PROBLEM =>
Can you transcribe every line exactly and leave the pictures behind?
═════ RECORDED DATA
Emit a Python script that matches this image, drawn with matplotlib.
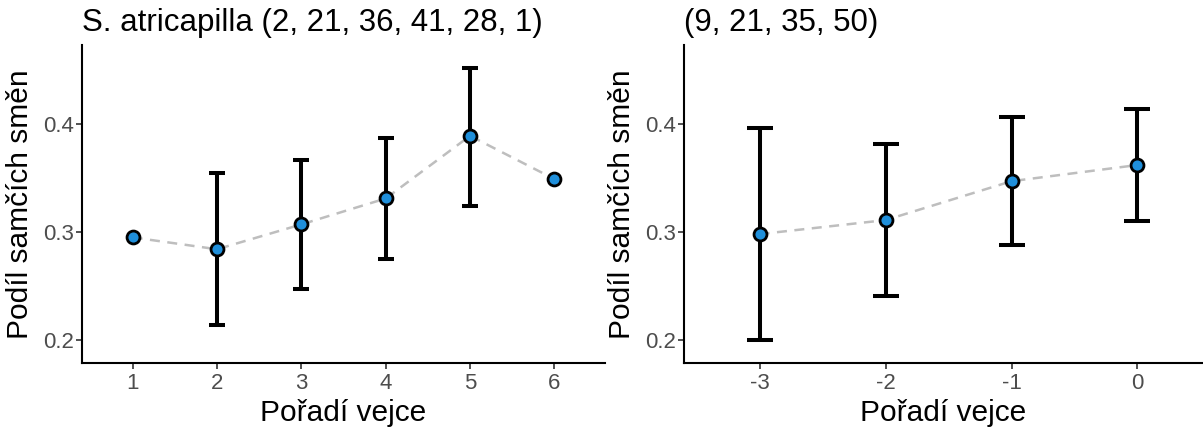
import matplotlib
matplotlib.use("Agg")
import matplotlib.pyplot as plt

plt.rcParams['font.family'] = ['Liberation Sans', 'DejaVu Sans']

# Left panel data
left_x = [1, 2, 3, 4, 5, 6]
left_mean = [0.295, 0.284, 0.307, 0.331, 0.389, 0.349]
left_lo = [None, 0.214, 0.247, 0.275, 0.324, None]
left_hi = [None, 0.355, 0.367, 0.387, 0.452, None]
left_title = "S. atricapilla (2, 21, 36, 41, 28, 1)"

# Right panel data
right_x = [-3, -2, -1, 0]
right_mean = [0.298, 0.311, 0.347, 0.362]
right_lo = [0.200, 0.241, 0.288, 0.310]
right_hi = [0.396, 0.381, 0.406, 0.414]
right_title = "(9, 21, 35, 50)"

y_ticks = [0.2, 0.3, 0.4]
xlabel = "Pořadí vejce"
ylabel = "Podíl samčích směn"

W, H = 1203, 430
fig = plt.figure(figsize=(W / 100, H / 100), dpi=100)

def px_axes(x0, x1, y0, y1):
    return fig.add_axes([x0 / W, 1 - y1 / H, (x1 - x0) / W, (y1 - y0) / H])

ax1 = px_axes(82, 605, 45, 363)
ax2 = px_axes(684, 1203, 45, 363)

point_color = '#1F8FDB'
tick_color = '#4D4D4D'
cap_width = 0.2  # in data units

def draw(ax, xs, mean, lo, hi, title, xlim, ax_px_width):
    px_per_unit = ax_px_width / (xlim[1] - xlim[0])
    cap_pt = cap_width / 2 * px_per_unit * 0.72
    ax.plot(xs, mean, linestyle=(0, (4, 3)), color='#BEBEBE', linewidth=1.8, zorder=1)
    for x, m, l, h in zip(xs, mean, lo, hi):
        if l is not None:
            ax.errorbar([x], [m], yerr=[[m - l], [h - m]], fmt='none', ecolor='black',
                        elinewidth=2.9, capsize=cap_pt, capthick=2.9, zorder=2)
    ax.plot(xs, mean, linestyle='none', marker='o', markersize=9.3,
            markerfacecolor=point_color, markeredgecolor='black', markeredgewidth=2.0, zorder=3)
    ax.set_xlim(*xlim)
    ax.set_ylim(0.1787, 0.4731)
    ax.set_xticks(xs)
    ax.set_xticklabels([str(x) for x in xs])
    ax.set_yticks(y_ticks)
    ax.set_yticklabels([str(t) for t in y_ticks])
    for s in ['top', 'right']:
        ax.spines[s].set_visible(False)
    for s in ['left', 'bottom']:
        ax.spines[s].set_linewidth(1.5)
        ax.spines[s].set_color('black')
    ax.tick_params(axis='both', colors='#333333', labelcolor=tick_color, labelsize=16,
                   length=4.5, width=1.2)
    ax.tick_params(axis='y', pad=1.5)
    ax.tick_params(axis='x', pad=3)
    ax.set_xlabel(xlabel, fontsize=21.5, color='black', labelpad=3)
    ax.set_ylabel(ylabel, fontsize=21.5, color='black', labelpad=6)
    ax.set_title(title, fontsize=22.5, loc='left', pad=10, color='black')

draw(ax1, left_x, left_mean, left_lo, left_hi, left_title, (0.4, 6.6), 605 - 82)
draw(ax2, right_x, right_mean, right_lo, right_hi, right_title, (-3.6, 0.52), 1203 - 684)

fig.savefig('out.png', dpi=100, facecolor='white')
══════════
EXPECTED ANSWER =>
Emit a Python script that matches this image, drawn with matplotlib.
import matplotlib
matplotlib.use("Agg")
import matplotlib.pyplot as plt

plt.rcParams['font.family'] = ['Liberation Sans', 'DejaVu Sans']

# Left panel data
left_x = [1, 2, 3, 4, 5, 6]
left_mean = [0.295, 0.284, 0.307, 0.331, 0.389, 0.349]
left_lo = [None, 0.214, 0.247, 0.275, 0.324, None]
left_hi = [None, 0.355, 0.367, 0.387, 0.452, None]
left_title = "S. atricapilla (2, 21, 36, 41, 28, 1)"

# Right panel data
right_x = [-3, -2, -1, 0]
right_mean = [0.298, 0.311, 0.347, 0.362]
right_lo = [0.200, 0.241, 0.288, 0.310]
right_hi = [0.396, 0.381, 0.406, 0.414]
right_title = "(9, 21, 35, 50)"

y_ticks = [0.2, 0.3, 0.4]
xlabel = "Pořadí vejce"
ylabel = "Podíl samčích směn"

W, H = 1203, 430
fig = plt.figure(figsize=(W / 100, H / 100), dpi=100)

def px_axes(x0, x1, y0, y1):
    return fig.add_axes([x0 / W, 1 - y1 / H, (x1 - x0) / W, (y1 - y0) / H])

ax1 = px_axes(82, 605, 45, 363)
ax2 = px_axes(684, 1203, 45, 363)

point_color = '#1F8FDB'
tick_color = '#4D4D4D'
cap_width = 0.2  # in data units

def draw(ax, xs, mean, lo, hi, title, xlim, ax_px_width):
    px_per_unit = ax_px_width / (xlim[1] - xlim[0])
    cap_pt = cap_width / 2 * px_per_unit * 0.72
    ax.plot(xs, mean, linestyle=(0, (4, 3)), color='#BEBEBE', linewidth=1.8, zorder=1)
    for x, m, l, h in zip(xs, mean, lo, hi):
        if l is not None:
            ax.errorbar([x], [m], yerr=[[m - l], [h - m]], fmt='none', ecolor='black',
                        elinewidth=2.9, capsize=cap_pt, capthick=2.9, zorder=2)
    ax.plot(xs, mean, linestyle='none', marker='o', markersize=9.3,
            markerfacecolor=point_color, markeredgecolor='black', markeredgewidth=2.0, zorder=3)
    ax.set_xlim(*xlim)
    ax.set_ylim(0.1787, 0.4731)
    ax.set_xticks(xs)
    ax.set_xticklabels([str(x) for x in xs])
    ax.set_yticks(y_ticks)
    ax.set_yticklabels([str(t) for t in y_ticks])
    for s in ['top', 'right']:
        ax.spines[s].set_visible(False)
    for s in ['left', 'bottom']:
        ax.spines[s].set_linewidth(1.5)
        ax.spines[s].set_color('black')
    ax.tick_params(axis='both', colors='#333333', labelcolor=tick_color, labelsize=16,
                   length=4.5, width=1.2)
    ax.tick_params(axis='y', pad=1.5)
    ax.tick_params(axis='x', pad=3)
    ax.set_xlabel(xlabel, fontsize=21.5, color='black', labelpad=3)
    ax.set_ylabel(ylabel, fontsize=21.5, color='black', labelpad=6)
    ax.set_title(title, fontsize=22.5, loc='left', pad=10, color='black')

draw(ax1, left_x, left_mean, left_lo, left_hi, left_title, (0.4, 6.6), 605 - 82)
draw(ax2, right_x, right_mean, right_lo, right_hi, right_title, (-3.6, 0.52), 1203 - 684)

fig.savefig('out.png', dpi=100, facecolor='white')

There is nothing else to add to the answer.